Fünf Euro Zuverdienst
In wenigen anderen Bereichen bestehen Beschäftigungsmöglichkeiten für Asylwerber - zum Beispiel als neue Selbständige in Branchen, die nicht von der Gewerbeordnung reglementiert sind (Sport, Kunst). Oder sie verdienen drei bis fünf Euro am Tag dazu, indem sie in ihrer Unterkunft oder Wohngemeinde gemeinnützige Dienste verrichten. Selbst davon machen nicht viele Gemeinden Gebrauch. Einzig als Zeitungszusteller und Zettelverteiler werden oft Asylwerber eingesetzt - als Scheinselbständige und damit am Rande zur Illegalität.

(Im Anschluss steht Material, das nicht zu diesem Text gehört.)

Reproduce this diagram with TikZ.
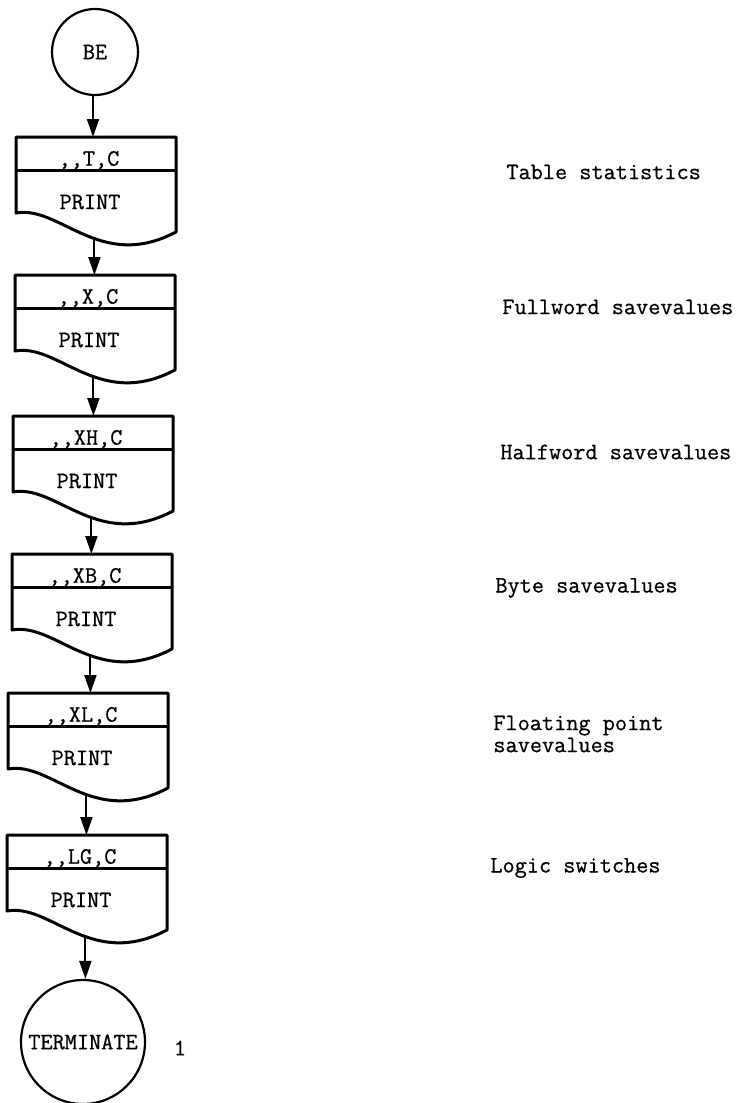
\documentclass[tikz,border=0pt]{standalone}
\usepackage{fontspec}
\newfontfamily\typefont{Latin Modern Mono}[FakeBold=0.7]
\usetikzlibrary{arrows.meta}

\begin{document}
\begin{tikzpicture}[x=0.5pt, y=-0.5pt,
    txt/.style={font=\typefont\fontsize{11.8}{11}\selectfont, inner sep=0pt},
    term/.style={circle, draw, line width=1.1pt, inner sep=0pt, txt},
    blockarea/.style={rectangle, anchor=north west, minimum width=80pt, minimum height=50.5pt, inner sep=0pt},
    boxline/.style={line width=1.5pt, line join=round},
    flow/.style={line width=1pt, -{Triangle[length=9pt,width=6pt]}}]
    \useasboundingbox (0,0) rectangle (742,1103);
    % Start and end
    \node[term, minimum size=43pt] (be) at (95,52) {BE};
    \node[term, minimum size=62pt] (finish) at (83,1042) {TERMINATE};
    \node[txt] (count) at (180,1048) {1};
    % Print blocks with remarks
    \foreach \i/\l/\t/\hd/\lx/\ly/\what in {
        1/16/137/{,,T,C}/506/172/{Table statistics},
        2/15/275/{,,X,C}/502/307/{Fullword savevalues},
        3/13/416/{,,XH,C}/500/452/{Halfword savevalues},
        4/12/554/{,,XB,C}/495/588/{Byte savevalues},
        5/8/693/{,,XL,C}/493/734/{Floating point\\savevalues},
        6/7/835/{,,LG,C}/490/868/{Logic switches}}{
      \node[blockarea] (b\i) at (\l,\t) {};
      \draw[boxline] (\l,\t+76) -- (\l,\t) -- (\l+160,\t) -- (\l+160,\t+95)
        .. controls (\l+84,\t+135) and (\l+44,\t+68) .. (\l,\t+76) -- cycle;
      \draw[boxline] (\l,\t+33) -- (\l+160,\t+33);
      \node[txt] (h\i) at (\l+73,\t+23) {\hd};
      \node[txt] (p\i) at (\l+74,\t+65) {PRINT};
      \node[txt, anchor=west, align=left] (d\i) at (\lx,\ly) {\what};
    }
    % Flow
    \foreach \a/\b in {be/b1,b1/b2,b2/b3,b3/b4,b4/b5,b5/b6,b6/finish}
      \draw[flow] ([xshift=-1pt]\a.south) -- ([xshift=-1pt]\a.south |- \b.north);
  \end{tikzpicture}
\end{document}
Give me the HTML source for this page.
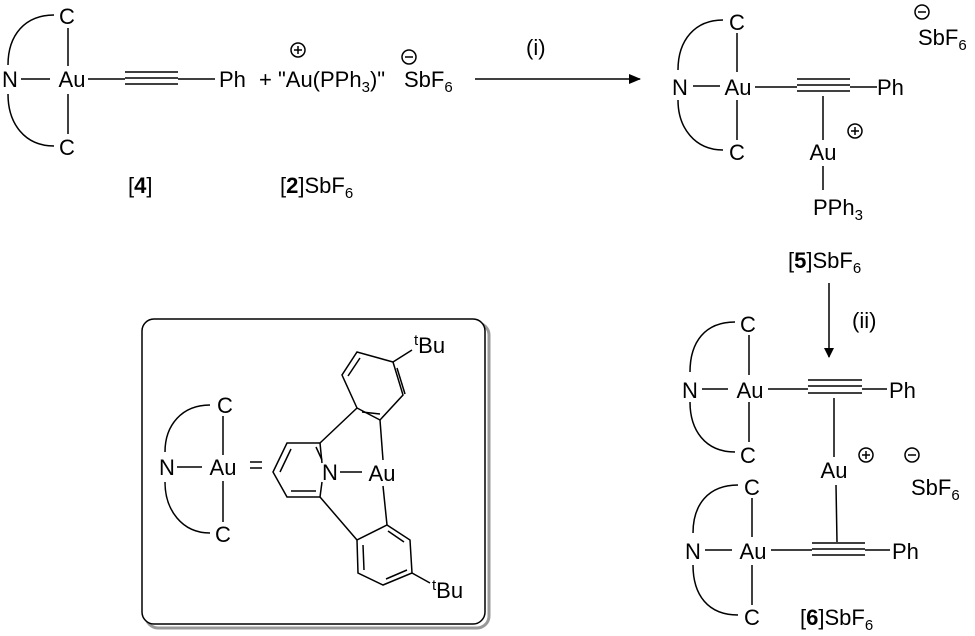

Unter dem Motto "Machen wir uns stark" fordern Integrationshaus, SOS Mitmensch und dem Verein M-Media den freien Arbeitsmarktzugang für Asylwerber. Im Internet hat die Kampagne seit 1. Mai mehr als 6500 Unterstützer gesammelt, darunter auch Prominente wie Ex-EU-Kommissar Franz Fischler. In einer Pressekonferenz am Montag forderte die Initiative, dass Asylwerber spätestens sechs Monate nach Antragstellung Zugang zum Arbeitsmarkt erhalten. Für Alexander Pollak von SOS Mitmensch ist es "gesellschaftspolitisch falsch und ökonomisch unvernünftig", Asylwerber zum Nichtstun zu verdammen. "Österreich begibt sich damit seiner Potenziale", sagte auch die Journalistin Barbara Coudenhove-Kalergi. Sie unterrichtet Deutsch für Asylwerber - allein in ihrem Kurs säßen drei Facharbeiter mit Mangelberufen.
Nun sollen Politiker aller Couleurs mobilisiert und Gespräche mit Innen- und Sozialministerium geführt werden, um den Erlass zu Fall zu bringen. Bereits im Jahr 2009 hat Sozialminister Rudolf Hundstorfer einen ähnlichen Vorschlag von SPÖ-Bundesgeschäftsführer Günther Kräuter abgewürgt. Nun meint sein Sprecher auf Anfrage: "Das war 2009. Was jetzt ist, kann ich noch nicht sagen." Man wolle den Ergebnissen der Gespräche nicht vorgreifen.
Der Erlass, dessen Rechtskonformität von Experten bezweifelt wird, weil er in die Gesetzeslage eingreift, bleibt vorerst bestehen. Also müssen Asylwerber weiterhin mit 40 Euro Taschengeld im Monat auskommen. Und das übrigens für lange Zeit. Denn die Asylverfahren dauern oft immer noch mehrere Jahre, wie die Volksanwaltschaft erst kürzlich bemängelt hat.